Donald (old Dan) Cogill
Background
Donald Cogill, known as Daniel/Dan (or as ‘Old Dan’ by his descendants), was born in Nova Scotia in 1821 and came to Australia in 1852. A timber-getter, bullock teamster and fencer, he worked with Brisbane sawmiller William Pettigrew in 1863 to establish a depot at the mouth of the Mooloolah River. Dan was one of only a small number of timber-getters who operated in the Buderim and surrounding areas in the 1860s, felling cedar and beech trees to supply the Brisbane market. He also drove the bullock teams that hauled the logs to the nearest tidal waterway for rafting to depots on the Maroochy or Mooloolah Rivers and subsequent shipment to Brisbane. In 1868, he helped build a road northwards from the Maroochy River at Dunethin Rock to provide an alternative coastal route to the Gympie goldfields.
Dan married Elizabeth Walker in Brisbane in 1867 and their first child was born there. The Cogill family moved to Buderim probably in the late 1860s.
Life on Buderim
‘Old Dan’s’ descendants believe he first built a hut on the southern slopes of Buderim in the vicinity of Cogill Road. In 1870 when land parcels on Buderim were first marked out, he selected Portion 48, a 180 acre block extending northwards from the school reserve and bounded on the east by what is now Gloucester Road. In 1871, he built a slab hut on the property just north of what is now Orme Road, possibly the first dwelling built on Buderim to accommodate a family. He was one of the first, if not the first, to grow sugar cane and arrowroot on the Buderim plateau and, by 1874, had five acres under cane with more under maize.
Dan selected Portion 63, a 100 acre block on the slopes just north of Portion 48, in 1873 and transferred Portion 48 in 1875. While trying his hand at farming, Dan continued to do timber-getting and fencing jobs. He also helped construct Joseph Dixon’s mill building in 1876.
Dan and Elizabeth had seven children while they lived on Buderim, and Dan was on an early committee to get a school there. Two of the Cogill children were among the 18 children who, in 1875, first attended the Buderim Mountain Provisional School, a single room built by parents on a site near the corner of what is now Panorama Crescent and the Buderim-Mooloolaba Road. Three years later, five Cogill children were attending the provisional school. The Cogill family may have continued to live in the hut on Portion 48 until 1881 when Dan selected Portion 139, a 160 acre property on the banks of Paynter Creek in the Diddillabah area where a further three children were born.
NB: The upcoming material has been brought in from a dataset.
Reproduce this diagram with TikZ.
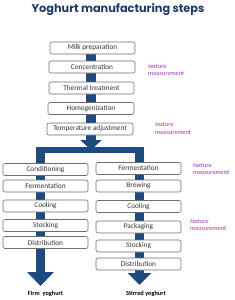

Elizabeth and Dan died within months of each other in 1890 and were buried on the banks of Paynter Creek.
In recent years, Cogill descendants donated to Buderim’s Historical Society a brass breastplate typical of those produced by colonial authorities and settlers in the nineteenth century for ‘chiefs’ of Aboriginal tribes. In 1869, on behalf of William Pettigrew, Dan presented it to Bingeye, a local Aboriginal leader appointed by the new settlers to be ‘king’ of his people. The Cogill family believes he breastplate was subsequently returned to Dan or his family as a measure of the respect in which he was held by Bingeye’s people.
Now, Cogill Road also honours ‘Old Dan’, one of Buderim’s earliest pioneers.